In general, with this value system in place, conceptual changes in macroeconomic regulation should secure a dynamic development of the country and a steadily increasing standard of living. Tentative estimates show that the above-mentioned transformations could yield the following results:

The total losses of enterprises will shrink to one-fourth or one-third of their current level in 4-5 years, which will bring an additional UAH 100 billion per year to the country. The profits of profit-making companies will rise by 15-20 per cent, which is another UAH 30-40 billion.

Indirect taxes (around UAH 190 billion at present) will go down by 20-25 per cent and pure government loans (UAH 117 billion as of 2010) by 75-80 per cent.

The inflation rate will not exceed 3-4 per cent per year; the budget will have a surplus of 1-1.5 per cent of the GDP, while the hryvnia exchange rate will not drop by more than 1-2 per cent per year.

Bank loans to enterprises may increase by 400-500 per cent, reaching UAH 200-250 billion, with the interest rates of about 6-7 per cent.

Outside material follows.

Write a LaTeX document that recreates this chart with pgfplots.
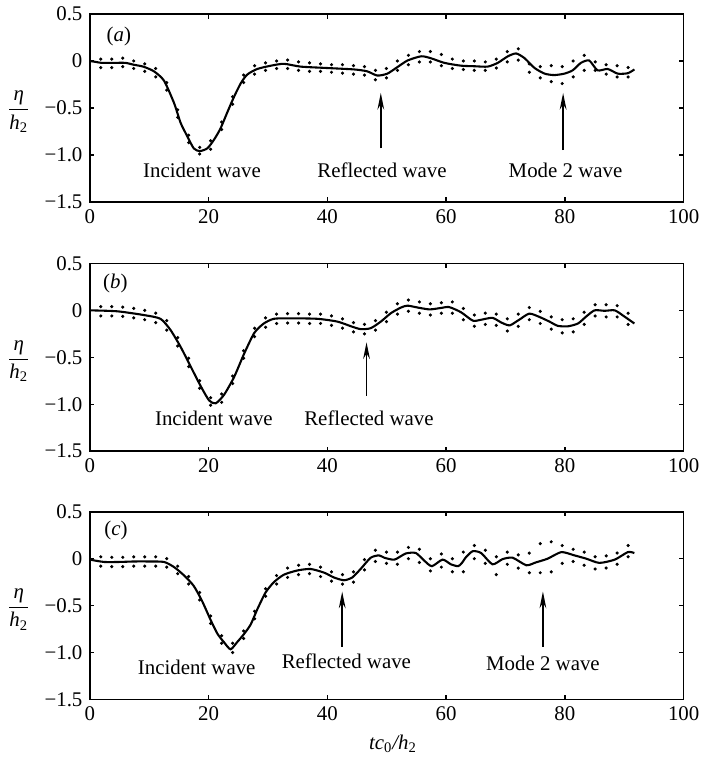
\documentclass[border=0pt]{standalone}
\usepackage{fontspec}
\setmainfont{Liberation Serif}
\usepackage{amsmath}
\usepackage{pgfplots}
\pgfplotsset{compat=1.18}
\usetikzlibrary{arrows.meta}
\tikzset{arr/.style={-{Stealth[length=8pt,width=3.2pt]}, line width=0.9pt}}
\pgfplotsset{panel/.style={
  width=284.6pt, height=90pt, scale only axis,
  xmin=0, xmax=100, ymin=-1.5, ymax=0.5,
  xtick={0,20,40,60,80,100}, xticklabels={0,20,40,60,80,100},
  ytick={-1.5,-1,-0.5,0,0.5}, yticklabels={−1.5,−1.0,−0.5,0,0.5},
  tick align=inside, major tick length=2.2pt,
  axis line style={line width=0.75pt},
  tick style={line width=0.6pt, black},
  clip=false,
  every tick label/.append style={font=\normalsize},
},
solidc/.style={black, line width=1pt, smooth, tension=0.4, mark=none},
dotc/.style={only marks, mark=*, mark size=0.55pt, black},
}
\newcommand{\etalabel}{\node at ([xshift=-34pt]rel axis cs:0,0.48) {$\dfrac{\mbox{\itshape η}}{\mbox{\itshape h}_{\mbox{\scriptsize 2}}}$};}
\begin{document}
\begin{tikzpicture}
% ---------------- (a)
\begin{axis}[panel]
\addplot[dotc] coordinates {(1.85,0.02)(3.7,0.02)(5.55,0.03)(7.4,0.0)(9.25,-0.03)(11.1,-0.08)(12.95,-0.23)(14.8,-0.52)(16.65,-0.79)(18.5,-0.92)(20.35,-0.85)(22.2,-0.65)(24.05,-0.38)(25.9,-0.15)(27.75,-0.05)(29.6,-0.02)(31.45,0.0)(33.3,0.01)(35.15,-0.01)(37.0,-0.02)(38.85,-0.03)(40.7,-0.04)(42.55,-0.04)(44.4,-0.05)(46.25,-0.06)(48.1,-0.10)(49.95,-0.08)(51.8,0.0)(53.65,0.06)(55.5,0.10)(57.35,0.10)(59.2,0.07)(61.05,0.02)(62.9,0.0)(64.75,0.0)(66.6,-0.01)(68.45,0.02)(70.3,0.10)(72.15,0.13)(74.0,-0.03)(75.85,-0.06)(77.7,-0.05)(79.55,-0.06)(81.4,0.0)(83.25,0.06)(85.1,-0.01)(86.95,-0.04)(88.8,-0.05)(90.65,-0.07)};
\addplot[dotc] coordinates {(1.85,-0.07)(3.7,-0.07)(5.55,-0.06)(7.4,-0.08)(9.25,-0.11)(11.1,-0.17)(12.95,-0.31)(14.8,-0.60)(16.65,-0.87)(18.5,-0.99)(20.35,-0.94)(22.2,-0.73)(24.05,-0.46)(25.9,-0.23)(27.75,-0.14)(29.6,-0.10)(31.45,-0.08)(33.3,-0.08)(35.15,-0.10)(37.0,-0.11)(38.85,-0.11)(40.7,-0.12)(42.55,-0.13)(44.4,-0.14)(46.25,-0.15)(48.1,-0.20)(49.95,-0.18)(51.8,-0.10)(53.65,-0.04)(55.5,-0.01)(57.35,-0.01)(59.2,-0.05)(61.05,-0.08)(62.9,-0.09)(64.75,-0.10)(66.6,-0.10)(68.45,-0.075)(70.3,-0.01)(72.15,0.01)(74.0,-0.12)(75.85,-0.18)(77.7,-0.22)(79.55,-0.24)(81.4,-0.17)(83.25,-0.10)(85.1,-0.10)(86.95,-0.14)(88.8,-0.17)(90.65,-0.17)};
\addplot[solidc] coordinates {(0,0.0)(1,-0.01)(2,-0.02)(4,-0.02)(6,-0.02)(7.4,-0.04)(9,-0.06)(10.8,-0.11)(12.5,-0.21)(14.2,-0.45)(15.3,-0.66)(16.4,-0.80)(17.5,-0.93)(18.5,-0.96)(19.8,-0.93)(20.9,-0.84)(22.0,-0.72)(23.2,-0.54)(24.3,-0.38)(25.4,-0.24)(26.5,-0.145)(28.2,-0.085)(30.5,-0.05)(32.7,-0.03)(35.5,-0.06)(40,-0.075)(44.5,-0.09)(46.7,-0.11)(48.4,-0.155)(50.1,-0.135)(51.8,-0.065)(53.5,0.005)(55.8,0.05)(57.4,0.03)(59.7,-0.02)(62.5,-0.05)(64.8,-0.056)(67.0,-0.06)(68.7,-0.02)(70.4,0.05)(71.8,0.08)(73.2,0.03)(74.9,-0.075)(76.6,-0.135)(78.2,-0.15)(79.9,-0.135)(81.3,-0.1)(82.7,-0.02)(84.1,0.005)(85.5,-0.1)(87.2,-0.085)(88.9,-0.135)(90.6,-0.13)(91.7,-0.09)};
\node at (axis cs:4.9,0.265) {(\textit{a})};
\node at (axis cs:18.9,-1.16) {Incident wave};
\node at (axis cs:49.2,-1.16) {Reflected wave};
\node at (axis cs:80.1,-1.16) {Mode 2 wave};
\draw[arr] (axis cs:49.0,-0.93) -- (axis cs:49.0,-0.34);
\draw[arr] (axis cs:79.7,-0.95) -- (axis cs:79.7,-0.34);
\etalabel
\end{axis}
% ---------------- (b)
\begin{axis}[panel, at={(0,-119.5pt)}]
\addplot[dotc] coordinates {(1.85,0.04)(3.7,0.04)(5.55,0.035)(7.4,0.02)(9.25,0.0)(11.1,-0.03)(12.95,-0.11)(14.8,-0.29)(16.65,-0.51)(18.5,-0.75)(20.35,-0.93)(22.2,-0.89)(24.05,-0.70)(25.9,-0.43)(27.75,-0.19)(29.6,-0.08)(31.45,-0.04)(33.3,-0.035)(35.15,-0.035)(37.0,-0.04)(38.85,-0.04)(40.7,-0.06)(42.55,-0.09)(44.4,-0.13)(46.25,-0.15)(48.1,-0.11)(49.95,-0.02)(51.8,0.07)(53.65,0.11)(55.5,0.09)(57.35,0.07)(59.2,0.08)(61.05,0.09)(62.9,0.02)(64.75,-0.05)(66.6,-0.03)(68.45,-0.04)(70.3,-0.09)(72.15,-0.04)(74.0,0.03)(75.85,-0.01)(77.7,-0.07)(79.55,-0.10)(81.4,-0.09)(83.25,-0.02)(85.1,0.06)(86.95,0.06)(88.8,0.05)(90.65,-0.03)};
\addplot[dotc] coordinates {(1.85,-0.06)(3.7,-0.06)(5.55,-0.065)(7.4,-0.08)(9.25,-0.10)(11.1,-0.13)(12.95,-0.21)(14.8,-0.38)(16.65,-0.60)(18.5,-0.83)(20.35,-1.01)(22.2,-0.98)(24.05,-0.78)(25.9,-0.51)(27.75,-0.28)(29.6,-0.18)(31.45,-0.14)(33.3,-0.135)(35.15,-0.135)(37.0,-0.14)(38.85,-0.14)(40.7,-0.16)(42.55,-0.19)(44.4,-0.23)(46.25,-0.25)(48.1,-0.21)(49.95,-0.12)(51.8,-0.04)(53.65,-0.01)(55.5,-0.03)(57.35,-0.05)(59.2,-0.03)(61.05,-0.03)(62.9,-0.10)(64.75,-0.17)(66.6,-0.15)(68.45,-0.16)(70.3,-0.22)(72.15,-0.17)(74.0,-0.10)(75.85,-0.14)(77.7,-0.20)(79.55,-0.24)(81.4,-0.23)(83.25,-0.15)(85.1,-0.06)(86.95,-0.07)(88.8,-0.07)(90.65,-0.15)};
\addplot[solidc] coordinates {(0,0.0)(4.6,-0.01)(9.1,-0.05)(11.9,-0.09)(13.6,-0.21)(15.3,-0.39)(17.0,-0.60)(18.7,-0.81)(20.1,-0.96)(21.2,-0.99)(22.6,-0.90)(24.3,-0.71)(26.0,-0.46)(27.7,-0.24)(29.3,-0.14)(31.0,-0.09)(33.8,-0.085)(38.3,-0.09)(41.7,-0.12)(44.0,-0.17)(45.6,-0.20)(47.3,-0.19)(49.0,-0.12)(50.7,-0.03)(52.4,0.03)(53.5,0.05)(55.2,0.03)(57.2,0.01)(59.1,0.025)(60.5,0.035)(62.5,-0.02)(64.5,-0.11)(65.9,-0.10)(67.8,-0.08)(69.3,-0.13)(70.7,-0.16)(72.3,-0.10)(74.0,-0.035)(75.7,-0.07)(77.4,-0.12)(78.8,-0.165)(80.5,-0.17)(82.2,-0.14)(83.6,-0.065)(85.0,0.0)(86.7,-0.005)(88.4,0.0)(90.0,-0.065)(91.7,-0.14)};
\node at (axis cs:4.3,0.29) {(\textit{b})};
\node at (axis cs:20.9,-1.15) {Incident wave};
\node at (axis cs:47.0,-1.15) {Reflected wave};
\draw[arr] (axis cs:46.6,-0.91) -- (axis cs:46.6,-0.34);
\etalabel
\end{axis}
% ---------------- (c)
\begin{axis}[panel, at={(0,-238.5pt)},
  xlabel={\itshape tc{\upshape\textsubscript{0}}/h{\upshape\textsubscript{2}}},
  xlabel style={xshift=3pt}]
\addplot[dotc] coordinates {(1.85,0.02)(3.7,0.015)(5.55,0.015)(7.4,0.02)(9.25,0.02)(11.1,0.02)(12.95,0.0)(14.8,-0.08)(16.65,-0.19)(18.5,-0.36)(20.35,-0.61)(22.2,-0.82)(24.05,-0.90)(25.9,-0.77)(27.75,-0.56)(29.6,-0.32)(31.45,-0.18)(33.3,-0.10)(35.15,-0.07)(37.0,-0.06)(38.85,-0.09)(40.7,-0.14)(42.55,-0.17)(44.4,-0.14)(46.25,-0.01)(48.1,0.09)(49.95,0.07)(51.8,0.07)(53.65,0.12)(55.5,0.10)(57.35,0.0)(59.2,0.05)(61.05,0.0)(62.9,0.07)(64.75,0.14)(66.6,0.09)(68.45,0.02)(70.3,0.07)(72.15,0.04)(74.0,0.06)(75.85,0.16)(77.7,0.18)(79.55,0.14)(81.4,0.10)(83.25,0.07)(85.1,0.02)(86.95,0.03)(88.8,0.06)(90.65,0.14)};
\addplot[dotc] coordinates {(1.85,-0.08)(3.7,-0.085)(5.55,-0.085)(7.4,-0.08)(9.25,-0.08)(11.1,-0.08)(12.95,-0.09)(14.8,-0.16)(16.65,-0.27)(18.5,-0.44)(20.35,-0.69)(22.2,-0.90)(24.05,-1.00)(25.9,-0.85)(27.75,-0.64)(29.6,-0.40)(31.45,-0.27)(33.3,-0.20)(35.15,-0.17)(37.0,-0.16)(38.85,-0.19)(40.7,-0.24)(42.55,-0.27)(44.4,-0.25)(46.25,-0.12)(48.1,-0.03)(49.95,-0.05)(51.8,-0.06)(53.65,0.0)(55.5,-0.04)(57.35,-0.13)(59.2,-0.09)(61.05,-0.14)(62.9,-0.14)(64.75,0.0)(66.6,-0.05)(68.45,-0.17)(70.3,-0.06)(72.15,-0.10)(74.0,-0.15)(75.85,-0.15)(77.7,-0.14)(79.55,-0.05)(81.4,-0.03)(83.25,-0.07)(85.1,-0.11)(86.95,-0.10)(88.8,-0.06)(90.65,0.02)};
\addplot[solidc] coordinates {(0,-0.01)(2.4,-0.035)(5,-0.035)(7.4,-0.03)(10,-0.03)(12.5,-0.035)(14.2,-0.09)(15.9,-0.18)(17.5,-0.29)(18.9,-0.45)(20.4,-0.66)(21.5,-0.80)(22.6,-0.89)(23.7,-0.965)(24.8,-0.89)(26.0,-0.80)(27.1,-0.70)(28.2,-0.54)(29.6,-0.36)(31.0,-0.25)(32.7,-0.17)(35.0,-0.125)(37.2,-0.11)(39.5,-0.15)(41.1,-0.20)(42.8,-0.23)(44.2,-0.20)(45.6,-0.11)(47.3,0.01)(48.7,0.035)(49.6,0.01)(51.3,-0.01)(53.2,0.055)(54.9,0.06)(56.3,-0.02)(57.6,-0.08)(59.4,-0.01)(60.8,-0.06)(62.0,-0.08)(62.6,-0.05)(63.4,0.02)(64.5,0.08)(65.9,0.06)(67.8,-0.06)(69.5,-0.005)(71.2,0.01)(73.5,-0.07)(75.1,-0.04)(77.1,0.0)(79.4,0.07)(81.6,0.035)(83.6,0.0)(85.8,-0.045)(88.4,-0.01)(90.6,0.07)(91.7,0.06)};
\node at (axis cs:4.4,0.30) {(\textit{c})};
\node at (axis cs:18.0,-1.16) {Incident wave};
\node at (axis cs:43.2,-1.09) {Reflected wave};
\node at (axis cs:76.3,-1.11) {Mode 2 wave};
\draw[arr] (axis cs:42.5,-0.94) -- (axis cs:42.5,-0.35);
\draw[arr] (axis cs:76.3,-0.94) -- (axis cs:76.3,-0.35);
\etalabel
\end{axis}
\end{tikzpicture}
\end{document}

Investments into capital assets will double at the very least, rising to UAH 300-350 billion, while portfolio investment may grow by 6-8 times (to UAH 100-120 billion).

The national economy may employ approximately 2-2.5 million more people, and at least 2.5 million Ukrainians can be expected to return from emigration.

The ratio between social and pension payments and salaries will change due to higher levels of employment, and the deficit of the Pension Fund filled under the pay-as-you-go system will be history.

End consumption will reach a totally different level. The real income of the population may grow by 45-50 per cent, while hryvnia savings will double at a minimum.

Ukraine may post Chinese-like GDP growth figures, while international exchanges boost the country's gold and currency reserves and guarantee the security of household net worth.